On a day the rupee posted its biggest fall in 18 years against the US dollar, Finance Minister P. Chidambaram appealed for ‘patience’, saying that the currency was ‘under-valued’.

The rupee plunged to 66.30 before closing at 66.24 against the dollar. At the same time, the BSE Sensex shed nearly 600 points while the NSE Nifty lost nearly 190 points.

There were various reasons for the rupee and equity market slump, such as geo-political tension building up in Syria, and the fear that the Food Security Bill would further inflate the fiscal deficit. Chidambaram, however, claimed that the fiscal deficit would be contained to 4.8 per cent, as projected in the Budget.

Talking to the media on the rupee during the early hours of trading, the Finance Minister said, “I think we simply have to be patient and firm and do whatever is required to be done and the rupee would find its appropriate level. The rupee has overshot and is under-valued.”

He was addressing a press conference on the decisions of the Cabinet Committee on Investment.

The Minister said every emerging market was challenged today and India was not untouched. The impact was being felt at both the equity and currency markets, he added.

Fiscal deficit

The rupee, which has been on a continuous slide, has lost over 17 per cent this year. With its devaluation, there is fear the oil import bill will rise and so will the subsidy. This, along with Food Security Bill passed by the Lok Sabha on Monday, is making the fiscal deficit target of 4.8 per cent look vulnerable.
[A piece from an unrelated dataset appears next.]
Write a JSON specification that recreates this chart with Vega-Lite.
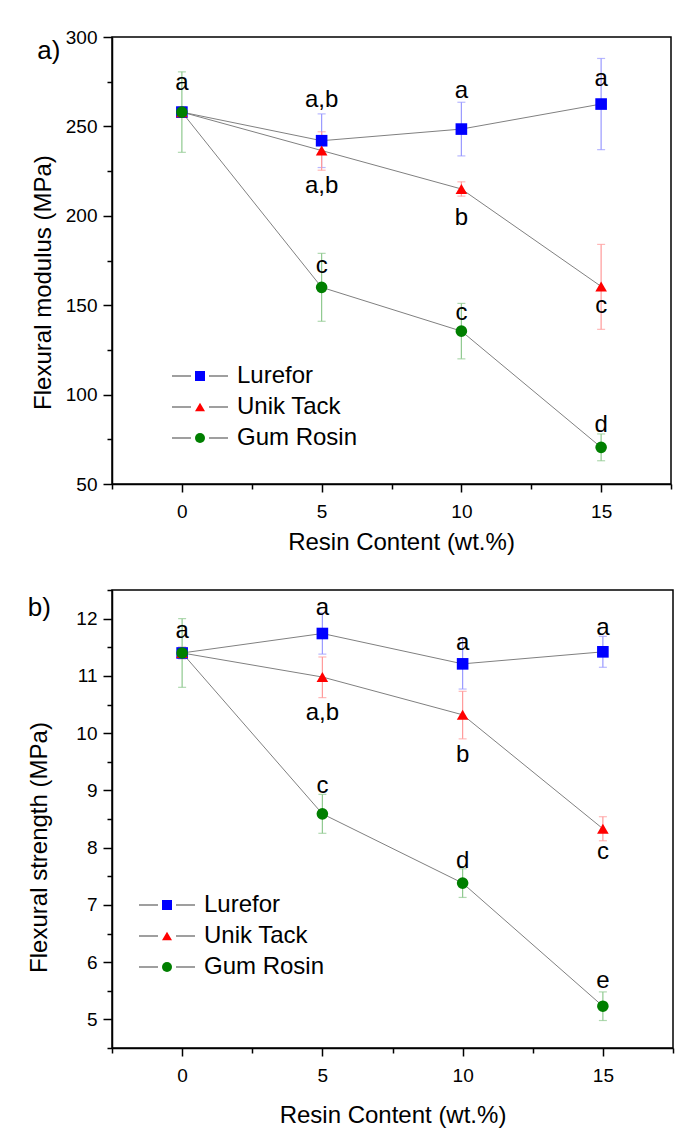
{
  "$schema": "https://vega.github.io/schema/vega-lite/v6.json",
  "background": "white",
  "padding": {"left": 27, "top": 27, "right": 5, "bottom": 5},
  "config": {
    "font": "Liberation Sans",
    "view": {"stroke": "black", "strokeWidth": 1.5},
    "axis": {
      "domainColor": "black", "domainWidth": 1.5, "tickColor": "black", "tickWidth": 1.5,
      "grid": false, "labelFont": "Liberation Sans", "labelFontSize": 19, "labelColor": "black",
      "titleFont": "Liberation Sans", "titleFontSize": 24, "titleFontWeight": "normal", "titleColor": "black",
      "labelOverlap": false, "labelFlush": false
    },
    "legend": {"labelFont": "Liberation Sans", "labelFontSize": 24, "labelColor": "black", "padding": 0},
    "title": {"font": "Liberation Sans", "fontSize": 26, "fontWeight": "normal", "color": "black", "anchor": "start", "frame": "bounds"}
  },
  "spacing": 25,
  "datasets": {
    "modulus": [
      {"series": "Lurefor", "x": 0, "y": 258, "lo": 256, "hi": 260},
      {"series": "Lurefor", "x": 5, "y": 242, "lo": 227, "hi": 257},
      {"series": "Lurefor", "x": 10, "y": 248.5, "lo": 233.5, "hi": 263.5},
      {"series": "Lurefor", "x": 15, "y": 262.5, "lo": 237, "hi": 288},
      {"series": "Unik Tack", "x": 0, "y": 258, "lo": 255, "hi": 261},
      {"series": "Unik Tack", "x": 5, "y": 236.5, "lo": 225.5, "hi": 247},
      {"series": "Unik Tack", "x": 10, "y": 215, "lo": 211, "hi": 219},
      {"series": "Unik Tack", "x": 15, "y": 160.5, "lo": 136.5, "hi": 184},
      {"series": "Gum Rosin", "x": 0, "y": 258, "lo": 235.5, "hi": 280.5},
      {"series": "Gum Rosin", "x": 5, "y": 160, "lo": 141, "hi": 179},
      {"series": "Gum Rosin", "x": 10, "y": 135.5, "lo": 120, "hi": 151},
      {"series": "Gum Rosin", "x": 15, "y": 70.5, "lo": 63, "hi": 78}
    ],
    "modLabels": [
      {"x": 0, "y": 274, "text": "a"},
      {"x": 5, "y": 264.5, "text": "a,b"},
      {"x": 5, "y": 216.5, "text": "a,b"},
      {"x": 5, "y": 172, "text": "c"},
      {"x": 10, "y": 270, "text": "a"},
      {"x": 10, "y": 198.5, "text": "b"},
      {"x": 10, "y": 145.5, "text": "c"},
      {"x": 15, "y": 276.5, "text": "a"},
      {"x": 15, "y": 149.5, "text": "c"},
      {"x": 15, "y": 83, "text": "d"}
    ],
    "strength": [
      {"series": "Lurefor", "x": 0, "y": 11.4, "lo": 11.3, "hi": 11.5},
      {"series": "Lurefor", "x": 5, "y": 11.74, "lo": 11.38, "hi": 12.1},
      {"series": "Lurefor", "x": 10, "y": 11.21, "lo": 10.77, "hi": 11.65},
      {"series": "Lurefor", "x": 15, "y": 11.42, "lo": 11.15, "hi": 11.69},
      {"series": "Unik Tack", "x": 0, "y": 11.4, "lo": 11.3, "hi": 11.5},
      {"series": "Unik Tack", "x": 5, "y": 10.98, "lo": 10.62, "hi": 11.33},
      {"series": "Unik Tack", "x": 10, "y": 10.32, "lo": 9.9, "hi": 10.73},
      {"series": "Unik Tack", "x": 15, "y": 8.33, "lo": 8.12, "hi": 8.54},
      {"series": "Gum Rosin", "x": 0, "y": 11.4, "lo": 10.8, "hi": 12.0},
      {"series": "Gum Rosin", "x": 5, "y": 8.59, "lo": 8.25, "hi": 8.93},
      {"series": "Gum Rosin", "x": 10, "y": 7.38, "lo": 7.13, "hi": 7.63},
      {"series": "Gum Rosin", "x": 15, "y": 5.23, "lo": 4.98, "hi": 5.48}
    ],
    "strLabels": [
      {"x": 0, "y": 11.78, "text": "a"},
      {"x": 5, "y": 12.19, "text": "a"},
      {"x": 5, "y": 10.35, "text": "a,b"},
      {"x": 5, "y": 9.07, "text": "c"},
      {"x": 10, "y": 11.58, "text": "a"},
      {"x": 10, "y": 9.61, "text": "b"},
      {"x": 10, "y": 7.76, "text": "d"},
      {"x": 15, "y": 11.84, "text": "a"},
      {"x": 15, "y": 7.92, "text": "c"},
      {"x": 15, "y": 5.67, "text": "e"}
    ]
  },
  "vconcat": [
    {
      "width": 559, "height": 447,
      "title": {"text": "a)", "dx": 6, "dy": 40},
      "data": {"name": "modulus"},
      "encoding": {
        "x": {"field": "x", "type": "quantitative", "title": "Resin Content (wt.%)",
          "scale": {"domain": [-2.5, 17.5], "nice": false, "zero": false},
          "axis": {"values": [-2.5, 0, 2.5, 5, 7.5, 10, 12.5, 15, 17.5],
            "labelExpr": "datum.value % 5 == 0 ? datum.label : ''",
            "tickSize": {"condition": {"test": "datum.value % 5 == 0", "value": 8}, "value": 5},
            "labelPadding": 10, "titlePadding": 9, "titleX": 289}},
        "y": {"field": "y", "type": "quantitative", "title": "Flexural modulus (MPa)",
          "scale": {"domain": [50, 300], "nice": false, "zero": false},
          "axis": {"values": [50, 75, 100, 125, 150, 175, 200, 225, 250, 275, 300],
            "labelExpr": "datum.value % 50 == 0 ? datum.label : ''",
            "tickSize": {"condition": {"test": "datum.value % 50 == 0", "value": 9}, "value": 5},
            "labelPadding": 6, "titlePadding": 10, "titleY": 245}}
      },
      "layer": [
        {
          "mark": {"type": "line", "strokeWidth": 1},
          "encoding": {
            "color": {"field": "series", "type": "nominal",
              "scale": {"domain": ["Lurefor", "Unik Tack", "Gum Rosin"], "range": ["#808080", "#808080", "#808080"]},
              "legend": {"orient": "none", "legendX": 76, "legendY": 327, "title": null,
                "symbolType": "M-5.6,0H-1.8M1.8,0H5.6", "symbolSize": 100, "symbolStrokeWidth": 1.3,
                "symbolStrokeColor": "#808080", "labelColor": "transparent", "labelOffset": 25, "rowPadding": 7}}
          }
        },
        {
          "mark": {"type": "errorbar", "ticks": {"size": 8}, "thickness": 1.2},
          "encoding": {
            "y": {"field": "lo", "type": "quantitative", "title": "Flexural modulus (MPa)", "scale": {"domain": [50, 300], "nice": false, "zero": false}},
            "y2": {"field": "hi"},
            "color": {"field": "series", "type": "nominal",
              "scale": {"domain": ["Lurefor", "Unik Tack", "Gum Rosin"], "range": ["#9a9aff", "#ff9a9a", "#8fc98f"]},
              "legend": null}
          }
        },
        {
          "mark": {"type": "point", "filled": true, "size": 135, "opacity": 1},
          "encoding": {
            "color": {"field": "series", "type": "nominal",
              "scale": {"domain": ["Lurefor", "Unik Tack", "Gum Rosin"], "range": ["#0000ff", "#ff0000", "#007f00"]},
              "legend": {"orient": "none", "legendX": 76, "legendY": 327, "title": null,
                "symbolSize": 100, "symbolStrokeWidth": 1.3, "labelOffset": 25, "rowPadding": 7}},
            "shape": {"field": "series", "type": "nominal",
              "scale": {"domain": ["Lurefor", "Unik Tack", "Gum Rosin"], "range": ["square", "triangle-up", "circle"]},
              "legend": {"orient": "none", "legendX": 76, "legendY": 327, "title": null,
                "symbolSize": 100, "symbolStrokeWidth": 1.3, "labelOffset": 25, "rowPadding": 7}}
          }
        },
        {
          "data": {"name": "modLabels"},
          "mark": {"type": "text", "fontSize": 24, "color": "black", "baseline": "middle", "font": "Liberation Sans"},
          "encoding": {
            "y": {"field": "y", "type": "quantitative", "title": "Flexural modulus (MPa)", "scale": {"domain": [50, 300], "nice": false, "zero": false}},
            "text": {"field": "text"}
          }
        }
      ],
      "resolve": {"scale": {"color": "independent", "shape": "independent"}, "legend": {"color": "independent", "shape": "independent"}}
    },
    {
      "width": 561, "height": 458,
      "title": {"text": "b)", "dx": 0, "dy": 44},
      "data": {"name": "strength"},
      "encoding": {
        "x": {"field": "x", "type": "quantitative", "title": "Resin Content (wt.%)",
          "scale": {"domain": [-2.5, 17.5], "nice": false, "zero": false},
          "axis": {"values": [-2.5, 0, 2.5, 5, 7.5, 10, 12.5, 15, 17.5],
            "labelExpr": "datum.value % 5 == 0 ? datum.label : ''",
            "tickSize": {"condition": {"test": "datum.value % 5 == 0", "value": 8}, "value": 5},
            "labelPadding": 10, "titlePadding": 18}},
        "y": {"field": "y", "type": "quantitative", "title": "Flexural strength (MPa)",
          "scale": {"domain": [4.5, 12.5], "nice": false, "zero": false},
          "axis": {"values": [4.5, 5, 5.5, 6, 6.5, 7, 7.5, 8, 8.5, 9, 9.5, 10, 10.5, 11, 11.5, 12, 12.5],
            "labelExpr": "datum.value % 1 == 0 ? format(datum.value, '.0f') : ''",
            "tickSize": {"condition": {"test": "datum.value % 1 == 0", "value": 9}, "value": 5},
            "labelPadding": 6, "titlePadding": 24, "titleY": 257}}
      },
      "layer": [
        {
          "mark": {"type": "line", "strokeWidth": 1},
          "encoding": {
            "color": {"field": "series", "type": "nominal",
              "scale": {"domain": ["Lurefor", "Unik Tack", "Gum Rosin"], "range": ["#808080", "#808080", "#808080"]},
              "legend": {"orient": "none", "legendX": 43, "legendY": 303, "title": null,
                "symbolType": "M-5.6,0H-1.8M1.8,0H5.6", "symbolSize": 100, "symbolStrokeWidth": 1.3,
                "symbolStrokeColor": "#808080", "labelColor": "transparent", "labelOffset": 25, "rowPadding": 7}}
          }
        },
        {
          "mark": {"type": "errorbar", "ticks": {"size": 8}, "thickness": 1.2},
          "encoding": {
            "y": {"field": "lo", "type": "quantitative", "title": "Flexural strength (MPa)", "scale": {"domain": [4.5, 12.5], "nice": false, "zero": false}},
            "y2": {"field": "hi"},
            "color": {"field": "series", "type": "nominal",
              "scale": {"domain": ["Lurefor", "Unik Tack", "Gum Rosin"], "range": ["#9a9aff", "#ff9a9a", "#8fc98f"]},
              "legend": null}
          }
        },
        {
          "mark": {"type": "point", "filled": true, "size": 135, "opacity": 1},
          "encoding": {
            "color": {"field": "series", "type": "nominal",
              "scale": {"domain": ["Lurefor", "Unik Tack", "Gum Rosin"], "range": ["#0000ff", "#ff0000", "#007f00"]},
              "legend": {"orient": "none", "legendX": 43, "legendY": 303, "title": null,
                "symbolSize": 100, "symbolStrokeWidth": 1.3, "labelOffset": 25, "rowPadding": 7}},
            "shape": {"field": "series", "type": "nominal",
              "scale": {"domain": ["Lurefor", "Unik Tack", "Gum Rosin"], "range": ["square", "triangle-up", "circle"]},
              "legend": {"orient": "none", "legendX": 43, "legendY": 303, "title": null,
                "symbolSize": 100, "symbolStrokeWidth": 1.3, "labelOffset": 25, "rowPadding": 7}}
          }
        },
        {
          "data": {"name": "strLabels"},
          "mark": {"type": "text", "fontSize": 24, "color": "black", "baseline": "middle", "font": "Liberation Sans"},
          "encoding": {
            "y": {"field": "y", "type": "quantitative", "title": "Flexural strength (MPa)", "scale": {"domain": [4.5, 12.5], "nice": false, "zero": false}},
            "text": {"field": "text"}
          }
        }
      ],
      "resolve": {"scale": {"color": "independent", "shape": "independent"}, "legend": {"color": "independent", "shape": "independent"}}
    }
  ]
}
The total food subsidy budgeted in the current fiscal is Rs 90,000 crore, of which Rs 10,000 crore is for implementing the Food Bill.
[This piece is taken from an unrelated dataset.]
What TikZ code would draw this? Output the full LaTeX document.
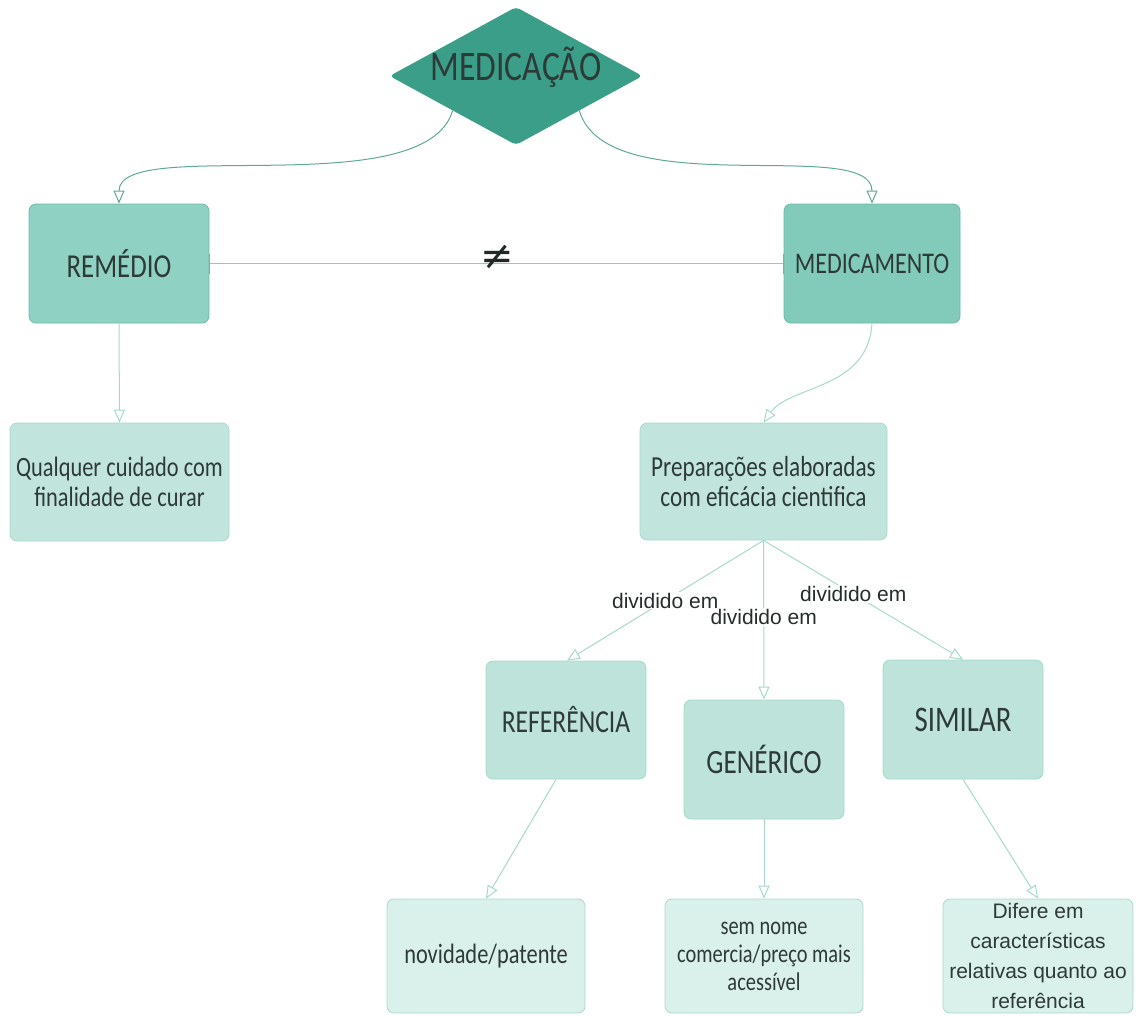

However, Chidambaram claimed that the fiscal deficit would be contained at 4.8 per cent of gross domestic product even after doling out subsidies under the food security programme.

“The fiscal deficit of 4.8 per cent of GDP and the absolute number indicated in the Budget is a red line and the red line will not be breached,” he said while assuring that enough money had been provided by the Government for the cost of the food security programme for the remainder of this fiscal.

“As the roll-out takes place in States, money will be provided. We think that after providing for the Food Bill, we will still remain in the limit we have set for ourselves in the Budget papers,” he added.

Industry worries

Meanwhile, industry chambers also expressed concern.

“Such a large outlay at this point in time would definitely have a negative impact on the fiscal deficit. This needs to be managed. The larger concern is regarding the effective implementation of such a high-profile and critical social agenda of the Government,” CII President Kris Gopalakrishnan, said.